The complexity of cake cutting with unequal shares

TL;DR

This paper advances the theory of fair division by providing a more efficient protocol for proportional cake cutting with unequal shares, including both integer and irrational demands, and establishes its optimality.

Contribution

It introduces a faster protocol for integer demands, proves its asymptotic optimality, and extends solutions to irrational demands within a general cake cutting model.

Findings

Fewer queries needed for proportional division with integer demands.

Matching lower bound established for protocol efficiency.

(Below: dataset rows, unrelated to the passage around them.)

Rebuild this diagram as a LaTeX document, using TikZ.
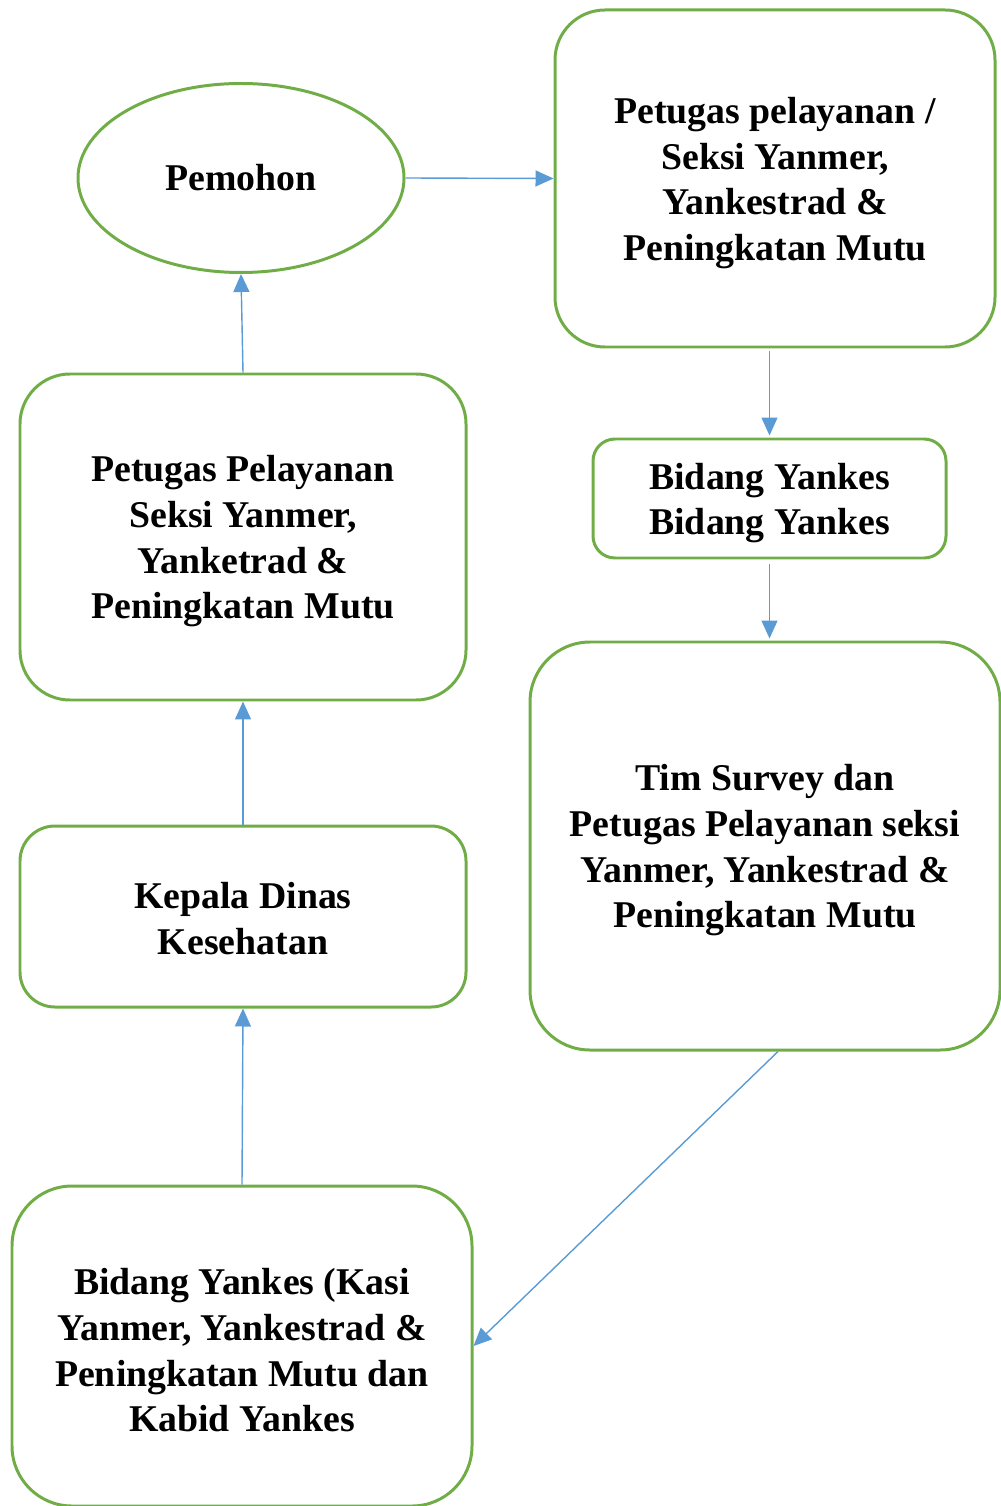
\documentclass[tikz,border=0pt]{standalone}
\usepackage{fontspec}
\setmainfont{Liberation Serif}
\usetikzlibrary{positioning}
\usetikzlibrary{shapes.geometric}
\usetikzlibrary{arrows.meta}
\definecolor{boxgreen}{RGB}{112,173,71}
\definecolor{arrowblue}{RGB}{91,155,213}
\newcommand{\lift}{\rule{0pt}{20pt}}

\begin{document}
\begin{tikzpicture}
			[box/.style={draw=boxgreen,line width=1.7pt,align=center,font=\fontsize{21.5}{26}\selectfont\bfseries,inner sep=0pt},
			 flow/.style={draw=arrowblue,line width=0.8pt,-{Triangle[length=3.6mm,width=3.2mm]}}]

			\useasboundingbox (0,0) rectangle (20,-30.12);

			\node[box,ellipse,minimum width=6.52cm,minimum height=3.78cm] (pemohon) at (4.82,-3.56) {Pemohon};
			\node[box,rectangle,rounded corners=1cm,minimum width=8.8cm,minimum height=6.74cm] (petugasA) at (15.5,-3.57) {\lift Petugas pelayanan /\\Seksi Yanmer,\\Yankestrad \&\\Peningkatan Mutu};
			\node[box,rectangle,rounded corners=0.44cm,minimum width=7.06cm,minimum height=2.38cm] (bidang) at (15.39,-9.97) {\lift Bidang Yankes\\Bidang Yankes};
			\node[box,rectangle,rounded corners=1.2cm,minimum width=9.4cm,minimum height=8.16cm] (survey) at (15.3,-16.92) {\lift Tim Survey dan\\Petugas Pelayanan seksi\\Yanmer, Yankestrad \&\\Peningkatan Mutu};

			\node[box,rectangle,rounded corners=1cm,minimum width=8.92cm,minimum height=6.52cm] (petugasB) at (4.86,-10.74) {\lift Petugas Pelayanan\\Seksi Yanmer,\\Yanketrad \&\\Peningkatan Mutu};
			\node[box,rectangle,rounded corners=0.7cm,minimum width=8.92cm,minimum height=3.62cm] (kepala) at (4.86,-18.33) {\rule{0pt}{17pt}Kepala Dinas\\Kesehatan};
			\node[box,rectangle,rounded corners=1.2cm,minimum width=9.2cm,minimum height=6.4cm] (kasi) at (4.84,-26.92) {\lift Bidang Yankes (Kasi\\Yanmer, Yankestrad \&\\Peningkatan Mutu dan\\Kabid Yankes};

			\draw[flow] (pemohon.east) -- (petugasA.west);
			\draw[flow] ([yshift=-0.06cm]petugasA.south -| bidang.north) -- ([yshift=0.04cm]bidang.north);
			\draw[flow] ([yshift=-0.1cm]bidang.south) -- ([yshift=0.04cm]bidang.south |- survey.north);
			\draw[flow] ([xshift=0.26cm]survey.south) -- (kasi.east);
			\draw[flow] (kasi.north) -- (kepala.south);
			\draw[flow] (kepala.north) -- (petugasB.south);
			\draw[flow] (petugasB.north) -- (pemohon.south);
		\end{tikzpicture}
\end{document}
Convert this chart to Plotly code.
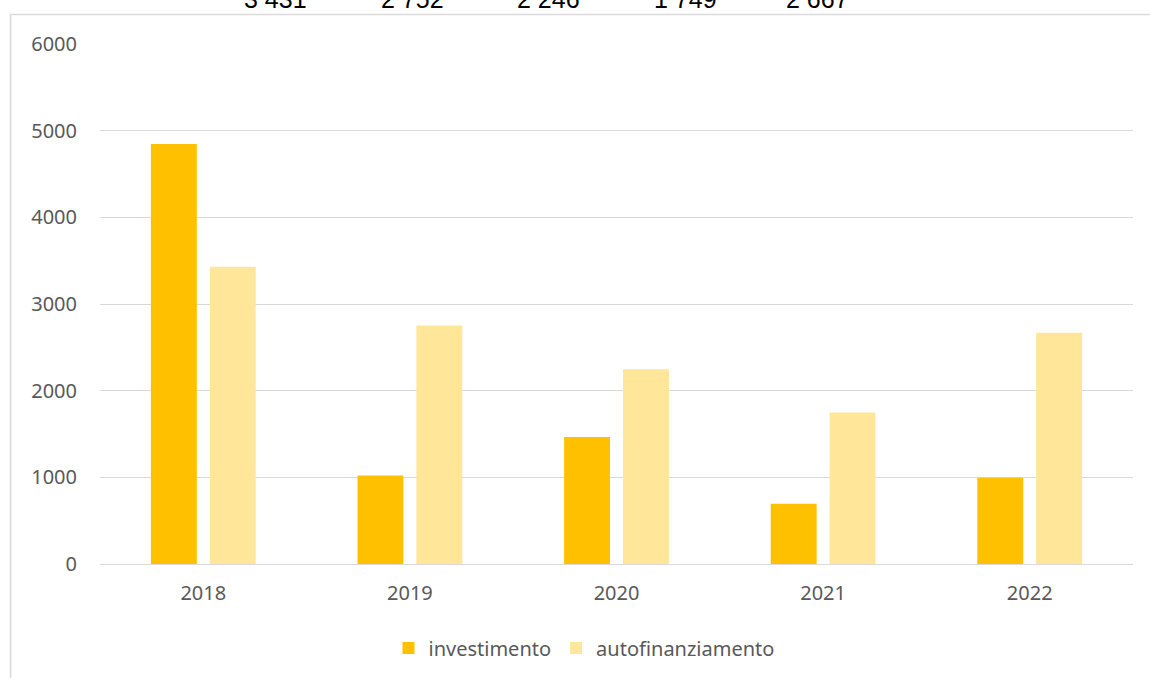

Extension of solutions to irrational demands in a general model.

Abstract

An unceasing problem of our prevailing society is the fair division of goods. The problem of proportional cake cutting focuses on dividing a heterogeneous and divisible resource, the cake, among $n$ players who value pieces according to their own measure function. The goal is to assign each player a not necessarily connected part of the cake that the player evaluates at least as much as her proportional share. In this paper, we investigate the problem of proportional division with unequal shares, where each player is entitled to receive a predetermined portion of the cake. Our main contribution is threefold. First we present a protocol for integer demands that delivers a proportional solution in fewer queries than all known algorithms. Then we show that our protocol is asymptotically the fastest possible by giving a matching lower bound. Finally, we turn to irrational demands and solve the proportional cake cutting problem by reducing it to the same problem with integer demands only. All results remain valid in a highly general cake cutting model, which can be of independent interest.